==== Information shown
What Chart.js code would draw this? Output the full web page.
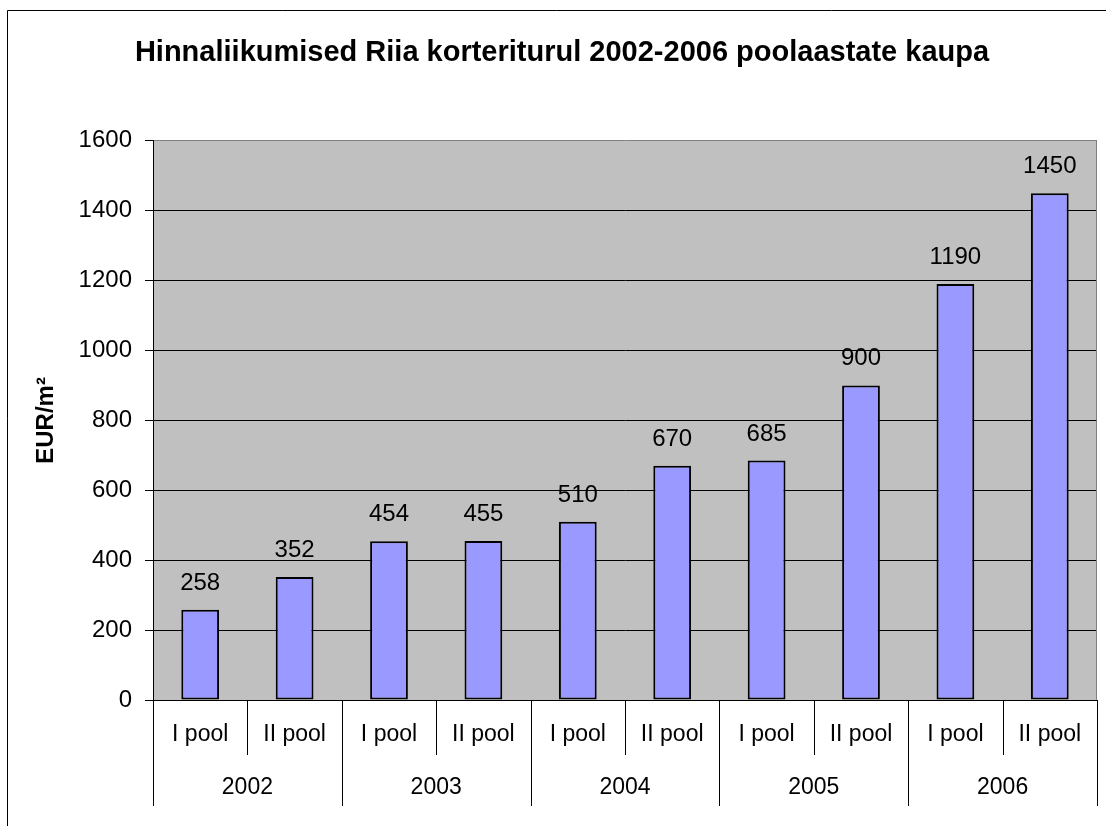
<!DOCTYPE html>
<html>
<head>
<meta charset="utf-8">
<script src="https://cdn.jsdelivr.net/npm/chart.js@4/dist/chart.umd.min.js"></script>
<style>
  html, body { margin: 0; padding: 0; background: #fff; }
  #wrap { width: 1106px; height: 826px; position: relative; }
</style>
</head>
<body>
<div id="wrap"><canvas id="priceChart"></canvas></div>
<script>
// andmed
const years = ['2002', '2003', '2004', '2005', '2006'];
const halves = ['I pool', 'II pool'];
const prices = [258, 352, 454, 455, 510, 670, 685, 900, 1190, 1450];
const yMin = 0;
const yMax = 1600;
const yStep = 200;

const FONT = "'Liberation Sans', Arial, sans-serif";
const labels = [];
years.forEach(y => halves.forEach(h => labels.push([h, y])));

// valge taust + välimine raam
const frame = {
    id: 'frame',
    beforeDraw(chart) {
        const { ctx, chartArea: a } = chart;
        ctx.save();
        ctx.fillStyle = '#fff';
        ctx.fillRect(0, 0, chart.width, chart.height);
        ctx.strokeStyle = '#000';
        ctx.lineWidth = 1;
        ctx.beginPath();
        ctx.moveTo(7.5, chart.height);
        ctx.lineTo(7.5, 10.5);
        ctx.lineTo(chart.width, 10.5);
        ctx.stroke();
        ctx.fillStyle = '#c0c0c0';
        ctx.fillRect(a.left, a.top, a.right - a.left, a.bottom - a.top);
        ctx.restore();
    },
    afterDraw(chart) {
        const { ctx, chartArea: a } = chart;
        ctx.save();
        ctx.strokeStyle = '#808080';
        ctx.lineWidth = 1;
        ctx.beginPath();
        ctx.moveTo(Math.round(a.right) - 0.5, a.top);
        ctx.lineTo(Math.round(a.right) - 0.5, a.bottom);
        ctx.stroke();
        ctx.restore();
    }
};

// kaheastmeline kategooriatelg
const groupAxis = {
    id: 'groupAxis',
    afterDraw(chart) {
        const { ctx, chartArea: a, scales: { x } } = chart;
        const n = labels.length;
        const px = i => x.getPixelForValue(i);
        const edges = [a.left];
        for (let i = 0; i < n - 1; i++) edges.push((px(i) + px(i + 1)) / 2);
        edges.push(a.right);

        ctx.save();
        ctx.strokeStyle = '#000';
        ctx.lineWidth = 1;
        edges.forEach((e, k) => {
            const ex = Math.round(e) + 0.5;
            ctx.beginPath();
            ctx.moveTo(ex, a.bottom);
            ctx.lineTo(ex, k % halves.length === 0 ? a.bottom + 106 : a.bottom + 55);
            ctx.stroke();
        });

        ctx.fillStyle = '#000';
        ctx.font = '23px ' + FONT;
        ctx.textAlign = 'center';
        ctx.textBaseline = 'middle';
        labels.forEach((l, i) => ctx.fillText(l[0], px(i), a.bottom + 35));
        years.forEach((y, j) => {
            const cx = (edges[j * 2] + edges[j * 2 + 2]) / 2;
            ctx.fillText(y, cx, a.bottom + 88);
        });
        ctx.restore();
    }
};

// väärtused tulpade kohal
const valueLabels = {
    id: 'valueLabels',
    afterDatasetsDraw(chart) {
        const { ctx } = chart;
        const meta = chart.getDatasetMeta(0);
        ctx.save();
        ctx.fillStyle = '#000';
        ctx.font = '24px ' + FONT;
        ctx.textAlign = 'center';
        ctx.textBaseline = 'alphabetic';
        meta.data.forEach((bar, i) => {
            ctx.fillText(String(prices[i]), bar.x, bar.y - 20);
        });
        ctx.restore();
    }
};

const ctx = document.getElementById('priceChart').getContext('2d');
new Chart(ctx, {
    type: 'bar',
    data: {
        labels: labels,
        datasets: [{
            data: prices,
            backgroundColor: '#9999ff',
            borderColor: '#000',
            borderWidth: 2,
            borderSkipped: false,
            categoryPercentage: 1,
            barPercentage: 0.4
        }]
    },
    options: {
        responsive: true,
        maintainAspectRatio: false,
        animation: false,
        layout: { padding: { left: 27, right: 9, top: 0, bottom: 126 } },
        plugins: {
            legend: { display: false },
            tooltip: { enabled: false },
            title: {
                display: true,
                text: 'Hinnaliikumised Riia korteriturul 2002-2006 poolaastate kaupa',
                color: '#000',
                font: { family: FONT, size: 29, weight: 'bold' },
                padding: { top: 36, bottom: 70 }
            }
        },
        scales: {
            x: { display: false },
            y: {
                min: yMin,
                max: yMax,
                afterFit: s => { s.width = 126; },
                ticks: {
                    stepSize: yStep,
                    color: '#000',
                    padding: 13,
                    font: { family: FONT, size: 24 },
                    callback: v => String(v)
                },
                grid: {
                    color: c => (c.tick && c.tick.value === yMax ? '#808080' : '#000'),
                    tickColor: '#000',
                    tickLength: 8,
                    lineWidth: 1
                },
                border: { color: '#000', width: 1 },
                title: {
                    display: true,
                    text: 'EUR/m²',
                    color: '#000',
                    font: { family: FONT, size: 24, weight: 'bold' },
                    padding: { top: 5, bottom: 0 }
                }
            }
        }
    },
    plugins: [frame, groupAxis, valueLabels]
});
</script>
</body>
</html>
========
Your objective:
Without the pictures, retype the whole of the material above exactly.

Answer to the exercise:
What Chart.js code would draw this? Output the full web page.
<!DOCTYPE html>
<html>
<head>
<meta charset="utf-8">
<script src="https://cdn.jsdelivr.net/npm/chart.js@4/dist/chart.umd.min.js"></script>
<style>
  html, body { margin: 0; padding: 0; background: #fff; }
  #wrap { width: 1106px; height: 826px; position: relative; }
</style>
</head>
<body>
<div id="wrap"><canvas id="priceChart"></canvas></div>
<script>
// andmed
const years = ['2002', '2003', '2004', '2005', '2006'];
const halves = ['I pool', 'II pool'];
const prices = [258, 352, 454, 455, 510, 670, 685, 900, 1190, 1450];
const yMin = 0;
const yMax = 1600;
const yStep = 200;

const FONT = "'Liberation Sans', Arial, sans-serif";
const labels = [];
years.forEach(y => halves.forEach(h => labels.push([h, y])));

// valge taust + välimine raam
const frame = {
    id: 'frame',
    beforeDraw(chart) {
        const { ctx, chartArea: a } = chart;
        ctx.save();
        ctx.fillStyle = '#fff';
        ctx.fillRect(0, 0, chart.width, chart.height);
        ctx.strokeStyle = '#000';
        ctx.lineWidth = 1;
        ctx.beginPath();
        ctx.moveTo(7.5, chart.height);
        ctx.lineTo(7.5, 10.5);
        ctx.lineTo(chart.width, 10.5);
        ctx.stroke();
        ctx.fillStyle = '#c0c0c0';
        ctx.fillRect(a.left, a.top, a.right - a.left, a.bottom - a.top);
        ctx.restore();
    },
    afterDraw(chart) {
        const { ctx, chartArea: a } = chart;
        ctx.save();
        ctx.strokeStyle = '#808080';
        ctx.lineWidth = 1;
        ctx.beginPath();
        ctx.moveTo(Math.round(a.right) - 0.5, a.top);
        ctx.lineTo(Math.round(a.right) - 0.5, a.bottom);
        ctx.stroke();
        ctx.restore();
    }
};

// kaheastmeline kategooriatelg
const groupAxis = {
    id: 'groupAxis',
    afterDraw(chart) {
        const { ctx, chartArea: a, scales: { x } } = chart;
        const n = labels.length;
        const px = i => x.getPixelForValue(i);
        const edges = [a.left];
        for (let i = 0; i < n - 1; i++) edges.push((px(i) + px(i + 1)) / 2);
        edges.push(a.right);

        ctx.save();
        ctx.strokeStyle = '#000';
        ctx.lineWidth = 1;
        edges.forEach((e, k) => {
            const ex = Math.round(e) + 0.5;
            ctx.beginPath();
            ctx.moveTo(ex, a.bottom);
            ctx.lineTo(ex, k % halves.length === 0 ? a.bottom + 106 : a.bottom + 55);
            ctx.stroke();
        });

        ctx.fillStyle = '#000';
        ctx.font = '23px ' + FONT;
        ctx.textAlign = 'center';
        ctx.textBaseline = 'middle';
        labels.forEach((l, i) => ctx.fillText(l[0], px(i), a.bottom + 35));
        years.forEach((y, j) => {
            const cx = (edges[j * 2] + edges[j * 2 + 2]) / 2;
            ctx.fillText(y, cx, a.bottom + 88);
        });
        ctx.restore();
    }
};

// väärtused tulpade kohal
const valueLabels = {
    id: 'valueLabels',
    afterDatasetsDraw(chart) {
        const { ctx } = chart;
        const meta = chart.getDatasetMeta(0);
        ctx.save();
        ctx.fillStyle = '#000';
        ctx.font = '24px ' + FONT;
        ctx.textAlign = 'center';
        ctx.textBaseline = 'alphabetic';
        meta.data.forEach((bar, i) => {
            ctx.fillText(String(prices[i]), bar.x, bar.y - 20);
        });
        ctx.restore();
    }
};

const ctx = document.getElementById('priceChart').getContext('2d');
new Chart(ctx, {
    type: 'bar',
    data: {
        labels: labels,
        datasets: [{
            data: prices,
            backgroundColor: '#9999ff',
            borderColor: '#000',
            borderWidth: 2,
            borderSkipped: false,
            categoryPercentage: 1,
            barPercentage: 0.4
        }]
    },
    options: {
        responsive: true,
        maintainAspectRatio: false,
        animation: false,
        layout: { padding: { left: 27, right: 9, top: 0, bottom: 126 } },
        plugins: {
            legend: { display: false },
            tooltip: { enabled: false },
            title: {
                display: true,
                text: 'Hinnaliikumised Riia korteriturul 2002-2006 poolaastate kaupa',
                color: '#000',
                font: { family: FONT, size: 29, weight: 'bold' },
                padding: { top: 36, bottom: 70 }
            }
        },
        scales: {
            x: { display: false },
            y: {
                min: yMin,
                max: yMax,
                afterFit: s => { s.width = 126; },
                ticks: {
                    stepSize: yStep,
                    color: '#000',
                    padding: 13,
                    font: { family: FONT, size: 24 },
                    callback: v => String(v)
                },
                grid: {
                    color: c => (c.tick && c.tick.value === yMax ? '#808080' : '#000'),
                    tickColor: '#000',
                    tickLength: 8,
                    lineWidth: 1
                },
                border: { color: '#000', width: 1 },
                title: {
                    display: true,
                    text: 'EUR/m²',
                    color: '#000',
                    font: { family: FONT, size: 24, weight: 'bold' },
                    padding: { top: 5, bottom: 0 }
                }
            }
        }
    },
    plugins: [frame, groupAxis, valueLabels]
});
</script>
</body>
</html>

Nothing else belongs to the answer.